▸ **Exercise objective**: The records that follow are to be transcribed in full, without their images.
───── Entries supplied
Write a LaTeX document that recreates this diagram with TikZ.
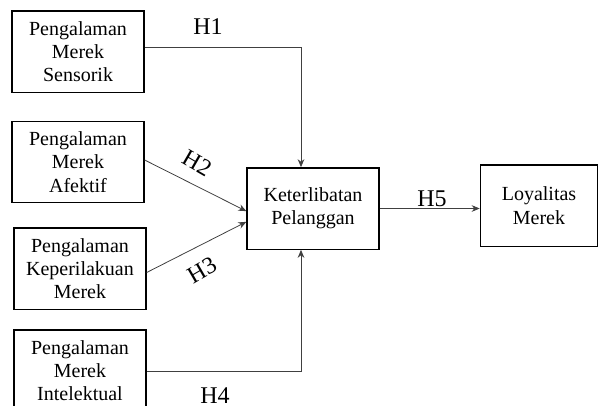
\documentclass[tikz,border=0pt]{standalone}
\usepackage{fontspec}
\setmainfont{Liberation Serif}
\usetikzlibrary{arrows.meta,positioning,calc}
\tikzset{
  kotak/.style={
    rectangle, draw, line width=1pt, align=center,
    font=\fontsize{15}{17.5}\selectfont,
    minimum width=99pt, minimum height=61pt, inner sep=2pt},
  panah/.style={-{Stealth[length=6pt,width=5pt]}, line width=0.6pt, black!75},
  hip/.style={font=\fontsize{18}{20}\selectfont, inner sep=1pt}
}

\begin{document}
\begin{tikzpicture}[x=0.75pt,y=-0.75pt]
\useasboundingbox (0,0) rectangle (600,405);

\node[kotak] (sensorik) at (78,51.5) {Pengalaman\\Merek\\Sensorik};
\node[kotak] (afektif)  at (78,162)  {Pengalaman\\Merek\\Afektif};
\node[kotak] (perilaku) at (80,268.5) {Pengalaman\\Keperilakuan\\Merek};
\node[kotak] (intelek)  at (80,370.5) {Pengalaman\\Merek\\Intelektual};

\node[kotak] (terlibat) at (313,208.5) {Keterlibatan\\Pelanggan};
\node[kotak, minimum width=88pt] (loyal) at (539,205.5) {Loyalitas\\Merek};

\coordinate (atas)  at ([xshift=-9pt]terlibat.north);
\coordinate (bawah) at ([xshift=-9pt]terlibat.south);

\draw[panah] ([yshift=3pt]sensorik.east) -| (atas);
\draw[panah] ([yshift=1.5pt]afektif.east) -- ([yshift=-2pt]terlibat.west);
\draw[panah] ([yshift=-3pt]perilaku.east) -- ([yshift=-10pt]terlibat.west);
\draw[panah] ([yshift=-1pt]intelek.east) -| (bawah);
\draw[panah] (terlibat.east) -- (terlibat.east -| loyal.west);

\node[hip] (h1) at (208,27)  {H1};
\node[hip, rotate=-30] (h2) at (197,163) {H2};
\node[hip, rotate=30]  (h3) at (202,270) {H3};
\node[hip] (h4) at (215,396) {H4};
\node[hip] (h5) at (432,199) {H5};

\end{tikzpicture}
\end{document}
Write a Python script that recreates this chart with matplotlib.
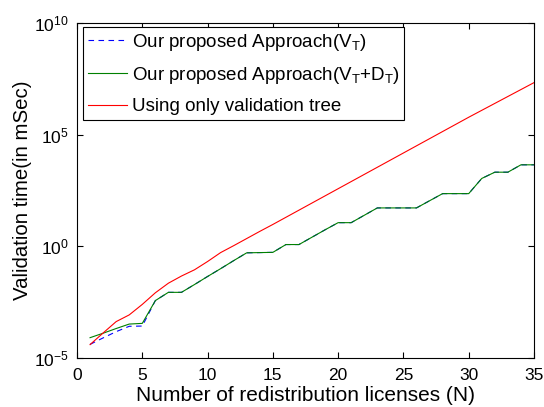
──────────
▸ **Task output**:
Write a LaTeX document that recreates this diagram with TikZ.
\documentclass[tikz,border=0pt]{standalone}
\usepackage{fontspec}
\setmainfont{Liberation Serif}
\usetikzlibrary{arrows.meta,positioning,calc}
\tikzset{
  kotak/.style={
    rectangle, draw, line width=1pt, align=center,
    font=\fontsize{15}{17.5}\selectfont,
    minimum width=99pt, minimum height=61pt, inner sep=2pt},
  panah/.style={-{Stealth[length=6pt,width=5pt]}, line width=0.6pt, black!75},
  hip/.style={font=\fontsize{18}{20}\selectfont, inner sep=1pt}
}

\begin{document}
\begin{tikzpicture}[x=0.75pt,y=-0.75pt]
\useasboundingbox (0,0) rectangle (600,405);

\node[kotak] (sensorik) at (78,51.5) {Pengalaman\\Merek\\Sensorik};
\node[kotak] (afektif)  at (78,162)  {Pengalaman\\Merek\\Afektif};
\node[kotak] (perilaku) at (80,268.5) {Pengalaman\\Keperilakuan\\Merek};
\node[kotak] (intelek)  at (80,370.5) {Pengalaman\\Merek\\Intelektual};

\node[kotak] (terlibat) at (313,208.5) {Keterlibatan\\Pelanggan};
\node[kotak, minimum width=88pt] (loyal) at (539,205.5) {Loyalitas\\Merek};

\coordinate (atas)  at ([xshift=-9pt]terlibat.north);
\coordinate (bawah) at ([xshift=-9pt]terlibat.south);

\draw[panah] ([yshift=3pt]sensorik.east) -| (atas);
\draw[panah] ([yshift=1.5pt]afektif.east) -- ([yshift=-2pt]terlibat.west);
\draw[panah] ([yshift=-3pt]perilaku.east) -- ([yshift=-10pt]terlibat.west);
\draw[panah] ([yshift=-1pt]intelek.east) -| (bawah);
\draw[panah] (terlibat.east) -- (terlibat.east -| loyal.west);

\node[hip] (h1) at (208,27)  {H1};
\node[hip, rotate=-30] (h2) at (197,163) {H2};
\node[hip, rotate=30]  (h3) at (202,270) {H3};
\node[hip] (h4) at (215,396) {H4};
\node[hip] (h5) at (432,199) {H5};

\end{tikzpicture}
\end{document}
Write a Python script that recreates this chart with matplotlib.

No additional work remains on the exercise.